A Forest of Stars – Beware The Sword You Cannot See (Prophecy Productions)
★★★
This is a strange yet unique hybrid of metal coming from A Forest of the Stars. Usually we see symphonic metal being pushed to the limits and then stretched out past its capacity.
But for A Forest of Stars, Beware the Sword You Cannot See is a strange combination of death, adventure metal, and hyperventilation all wrapped up into one. This album is massive, as all symphonic metal albums are. But the way these songs are processed and churned makes the lengthy songs not feel weighted.
When you fire up this release, “Drawing Down the Rain,” gives us a metal opus much like early TNT: clear, succinct, and modest in their taste to save any extremist entities to the points in the album that deserve it. The nine plus minutes is a bold flavor of beginning an album on a lengthy note, but the song moves through without any leaps or bounds, just a clear level head and some fantasy visions. But it only prepares you for the seven-plus minutes of “Hive Mindless,” which has one of the most succinct time measures on the album that builds anticipation and apprehension all in the same breath (but it all turns into an Accept-like song in three seconds while transfers into your drunken waltz of power and corruption), and the seven-plus minute “A Blaze of Hammers,” that turns this beast into one hell of a song, simply for what it is.
A Forest of Stars – Drawing Down the Rain
Let’s talk about the shorter songs. Wait, what’s that? There are shorter songs? They are just parts of a larger song called “Pawn on the Universal Chessboard?” And there are six of them? Interesting. “Part One” is an introduction, building mood music as the vocals hum with female delight. You can imagine the cliche medieval era portrayal through a modern perspective. “Part 2” gives confusion to the listener. Am I wanting to pair that up with Black Sabbath or Type O Negative? “Part 3” is simply brutal.
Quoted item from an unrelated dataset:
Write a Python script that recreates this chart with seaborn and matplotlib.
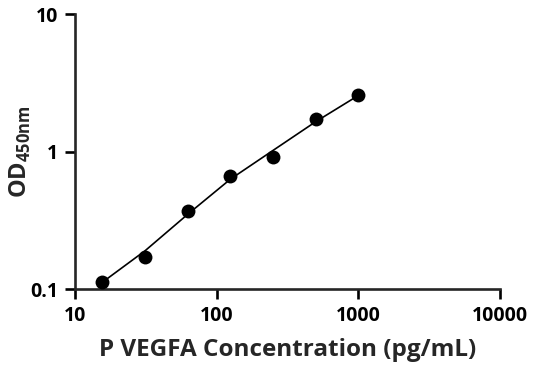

It’s where reality really sets in and the course of action becomes actuality. “Part 4” recants, while “Part 5” lets everything go and the song is just berzerk with rage. “Part 6” mimics the feel of “Part 1,” but serves more like an Epilogue.
Overall, Beware the Sword You Cannot See is an expansive release that may surprise you with elements that feel logical in the first place and challenging in the second.